→ **Data block**

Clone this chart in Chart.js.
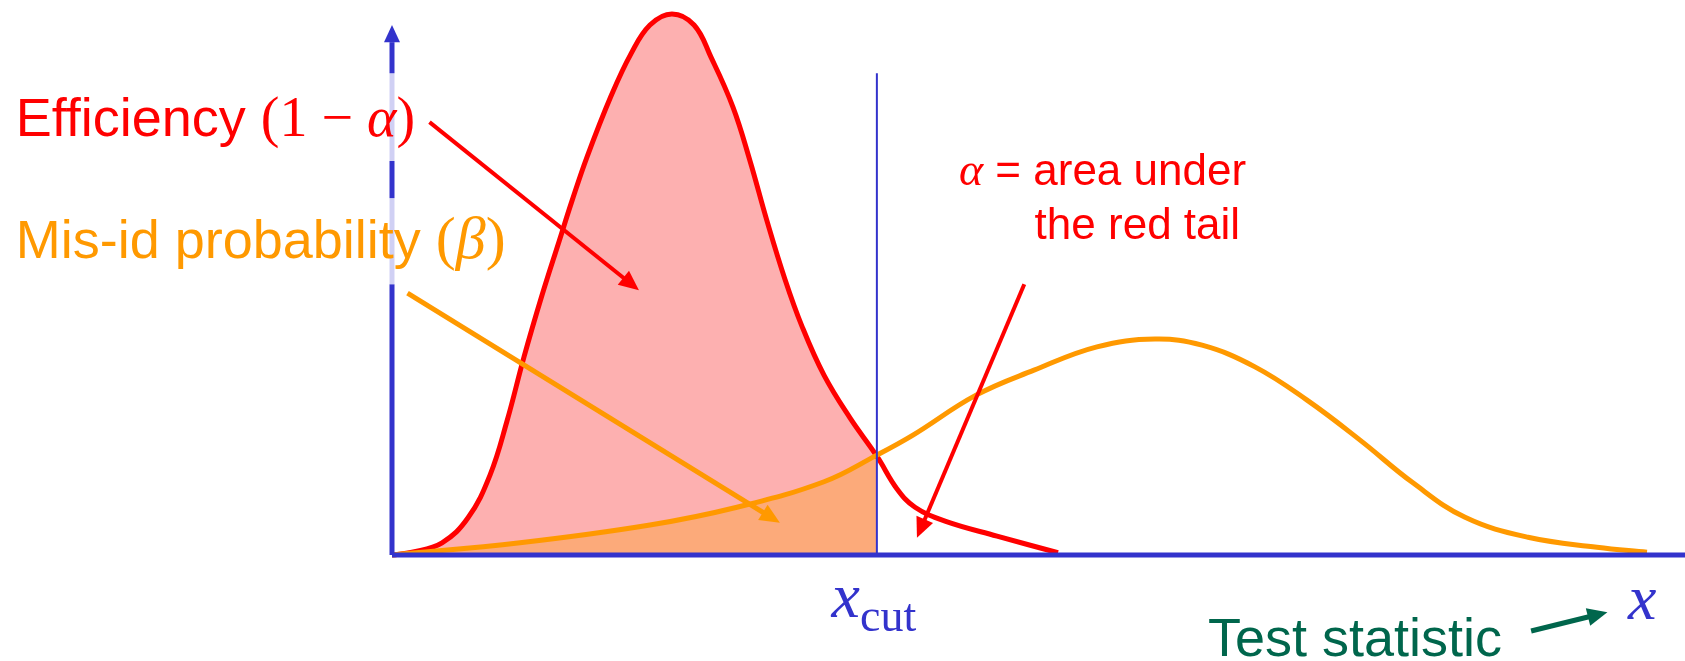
<!DOCTYPE html>
<html>
<head>
<meta charset="utf-8">
<script src="https://cdn.jsdelivr.net/npm/chart.js@4.4.0/dist/chart.umd.min.js"></script>
<style>
  html, body { margin: 0; padding: 0; background: #fff; }
  #wrap { width: 1685px; height: 661px; position: relative; }
</style>
</head>
<body>
<div id="wrap"><canvas id="myChart"></canvas></div>
<script>
// x = test statistic (0 at the vertical axis), y = density (0 on the x axis)
const redX = [0, 0.155, 0.387, 0.588, 0.758, 0.889, 1.021, 1.160, 1.292, 1.392, 1.508, 1.694, 1.848, 1.995, 2.165, 2.336, 2.467, 2.637, 2.769, 2.900, 3.039, 3.171, 3.341, 3.542, 3.75, 3.906, 4.045, 4.277, 4.679, 5.151];
const redY = [0, 0.5, 2.2, 6.7, 14.4, 24.1, 35.7, 46.8, 56.5, 63.8, 71.7, 82.7, 90.3, 95.5, 97.5, 95.5, 89.7, 80.7, 71.0, 60.2, 49.7, 41.2, 32.4, 24.7, 17.8, 11.9, 8.6, 6.1, 3.4, 0.4];

const orangeX = [0, 0.990, 1.995, 2.668, 3.341, 3.75, 4.029, 4.517, 4.965, 5.452, 5.901, 6.265, 6.674, 7.077, 7.487, 7.896, 8.299, 8.786, 9.319, 9.706];
const orangeY = [0, 2.2, 5.4, 8.6, 13.2, 18.0, 21.6, 28.8, 33.3, 37.5, 38.9, 37.8, 33.9, 27.9, 20.7, 13.0, 6.8, 3.2, 1.4, 0.5];

const xCut = 3.75;
const xCutTop = 86.8;
const xMax = 10;
const yMax = 100;

// y axis: stops where the line switches between solid and faded
const yAxisStops = [0, 48.8, 64.3, 71.0, 86.8, 92.4];
const yAxisTip = 95.5;

const blue = '#3333cc';
const fadedBlue = '#d0d0f4';
const red = '#ff0000';
const orange = '#ff9900';
const green = '#00664c';

const toPts = (xs, ys) => xs.map((x, i) => ({ x: x, y: ys[i] }));

// pointers: from / to in data units
const pointers = [
  { from: [0.29, 78.0], to: [1.91, 47.7], color: red, w: 4 },
  { from: [0.12, 47.2], to: [3.00, 5.8], color: orange, w: 5 },
  { from: [4.89, 48.8], to: [4.06, 3.1], color: red, w: 4 },
  { from: [8.81, -13.7], to: [9.40, -10.3], color: green, w: 5 }
];

const SANS = '"Liberation Sans", Arial, sans-serif';
const SERIF = '"Liberation Serif", "Times New Roman", serif';

const labels = [
  { at: [-2.91, 75.5], runs: [
    { t: 'Efficiency ', font: '54px ' + SANS, color: red },
    { t: '(1 \u2212 ', font: '56px ' + SERIF, color: red },
    { t: '\u03B1', font: 'italic 56px ' + SERIF, color: red },
    { t: ')', font: '56px ' + SERIF, color: red }
  ]},
  { at: [-2.91, 53.6], runs: [
    { t: 'Mis-id probability ', font: '54px ' + SANS, color: orange },
    { t: '(', font: '60px ' + SERIF, color: orange },
    { t: '\u03B2', font: 'italic 60px ' + SERIF, color: orange },
    { t: ')', font: '60px ' + SERIF, color: orange }
  ]},
  { at: [4.385, 66.7], runs: [
    { t: '\u03B1', font: 'italic 46px ' + SERIF, color: red },
    { t: ' = area under', font: '44px ' + SANS, color: red }
  ]},
  { at: [4.97, 56.9], runs: [
    { t: 'the red tail', font: '44px ' + SANS, color: red }
  ]},
  { at: [3.40, -11.2], runs: [
    { t: 'x', font: 'italic 64px ' + SERIF, color: blue },
    { t: 'cut', font: '46px ' + SERIF, color: blue, dy: 14 }
  ]},
  { at: [6.31, -18.2], runs: [
    { t: 'Test statistic', font: '54px ' + SANS, color: green }
  ]},
  { at: [9.56, -11.5], runs: [
    { t: 'x', font: 'italic 64px ' + SERIF, color: blue }
  ]}
];

function drawPointer(ctx, x1, y1, x2, y2, color, w) {
  const ang = Math.atan2(y2 - y1, x2 - x1);
  const head = 20, half = 9;
  const bx = x2 - head * Math.cos(ang), by = y2 - head * Math.sin(ang);
  ctx.strokeStyle = color;
  ctx.lineWidth = w;
  ctx.beginPath();
  ctx.moveTo(x1, y1);
  ctx.lineTo(bx + 2 * Math.cos(ang), by + 2 * Math.sin(ang));
  ctx.stroke();
  ctx.fillStyle = color;
  ctx.beginPath();
  ctx.moveTo(x2, y2);
  ctx.lineTo(bx - half * Math.sin(ang), by + half * Math.cos(ang));
  ctx.lineTo(bx + half * Math.sin(ang), by - half * Math.cos(ang));
  ctx.closePath();
  ctx.fill();
}

const annotate = {
  id: 'annotate',
  afterDraw(chart) {
    const ctx = chart.ctx;
    const sx = chart.scales.x, sy = chart.scales.y;
    ctx.save();

    // arrow head of the y axis
    const ax = sx.getPixelForValue(0);
    const tip = sy.getPixelForValue(yAxisTip);
    const base = sy.getPixelForValue(yAxisStops[yAxisStops.length - 1]);
    ctx.fillStyle = blue;
    ctx.beginPath();
    ctx.moveTo(ax, tip);
    ctx.lineTo(ax - 8, base);
    ctx.lineTo(ax + 8, base);
    ctx.closePath();
    ctx.fill();

    pointers.forEach(p => {
      drawPointer(ctx,
        sx.getPixelForValue(p.from[0]), sy.getPixelForValue(p.from[1]),
        sx.getPixelForValue(p.to[0]), sy.getPixelForValue(p.to[1]),
        p.color, p.w);
    });

    ctx.textBaseline = 'alphabetic';
    ctx.textAlign = 'left';
    labels.forEach(l => {
      let x = sx.getPixelForValue(l.at[0]);
      const y = sy.getPixelForValue(l.at[1]);
      l.runs.forEach(r => {
        ctx.font = r.font;
        ctx.fillStyle = r.color;
        ctx.fillText(r.t, x, y + (r.dy || 0));
        x += ctx.measureText(r.t).width;
      });
    });
    ctx.restore();
  }
};

const config = {
  type: 'scatter',
  data: {
    datasets: [
      {
        label: 'x axis',
        data: [{ x: 0, y: 0 }, { x: xMax, y: 0 }],
        borderColor: blue,
        borderWidth: 5,
        showLine: true,
        pointRadius: 0
      },
      {
        label: 'y axis',
        data: yAxisStops.map(v => ({ x: 0, y: v })),
        borderColor: blue,
        borderWidth: 5,
        showLine: true,
        pointRadius: 0,
        segment: {
          borderColor: c => (c.p0DataIndex === 1 || c.p0DataIndex === 3) ? fadedBlue : blue
        }
      },
      {
        label: 'x cut',
        data: [{ x: xCut, y: 0 }, { x: xCut, y: xCutTop }],
        borderColor: blue,
        borderWidth: 2,
        showLine: true,
        pointRadius: 0
      },
      {
        label: 'background',
        data: toPts(orangeX, orangeY),
        borderColor: orange,
        borderWidth: 5,
        showLine: true,
        pointRadius: 0,
        tension: 0.4,
        fill: 'origin',
        backgroundColor: '#fcaa7a',
        segment: {
          backgroundColor: c => c.p1.parsed.x <= xCut + 1e-9 ? '#fcaa7a' : 'rgba(0,0,0,0)'
        }
      },
      {
        label: 'signal',
        data: toPts(redX, redY),
        borderColor: red,
        borderWidth: 5,
        showLine: true,
        pointRadius: 0,
        tension: 0.4,
        fill: 'origin',
        backgroundColor: '#fdb0b0',
        segment: {
          backgroundColor: c => c.p1.parsed.x <= xCut + 1e-9 ? '#fdb0b0' : 'rgba(0,0,0,0)'
        }
      }
    ]
  },
  options: {
    responsive: true,
    maintainAspectRatio: false,
    animation: false,
    clip: false,
    layout: { padding: { left: 392, right: 0, top: 0, bottom: 106 } },
    scales: {
      x: { type: 'linear', min: 0, max: xMax, display: false },
      y: { type: 'linear', min: 0, max: yMax, display: false }
    },
    plugins: {
      legend: { display: false },
      tooltip: { enabled: false },
      filler: { drawTime: 'beforeDatasetsDraw' }
    }
  },
  plugins: [annotate]
};

const myChart = new Chart(document.getElementById('myChart'), config);
</script>
</body>
</html>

→ **Required work**
Transcribe the opening line of the listing above, please, and every line after it through the line with "6.1, 3.4, 0.4];", word for word, without pictures.

→ **Output below**
Clone this chart in Chart.js.
<!DOCTYPE html>
<html>
<head>
<meta charset="utf-8">
<script src="https://cdn.jsdelivr.net/npm/chart.js@4.4.0/dist/chart.umd.min.js"></script>
<style>
  html, body { margin: 0; padding: 0; background: #fff; }
  #wrap { width: 1685px; height: 661px; position: relative; }
</style>
</head>
<body>
<div id="wrap"><canvas id="myChart"></canvas></div>
<script>
// x = test statistic (0 at the vertical axis), y = density (0 on the x axis)
const redX = [0, 0.155, 0.387, 0.588, 0.758, 0.889, 1.021, 1.160, 1.292, 1.392, 1.508, 1.694, 1.848, 1.995, 2.165, 2.336, 2.467, 2.637, 2.769, 2.900, 3.039, 3.171, 3.341, 3.542, 3.75, 3.906, 4.045, 4.277, 4.679, 5.151];
const redY = [0, 0.5, 2.2, 6.7, 14.4, 24.1, 35.7, 46.8, 56.5, 63.8, 71.7, 82.7, 90.3, 95.5, 97.5, 95.5, 89.7, 80.7, 71.0, 60.2, 49.7, 41.2, 32.4, 24.7, 17.8, 11.9, 8.6, 6.1, 3.4, 0.4];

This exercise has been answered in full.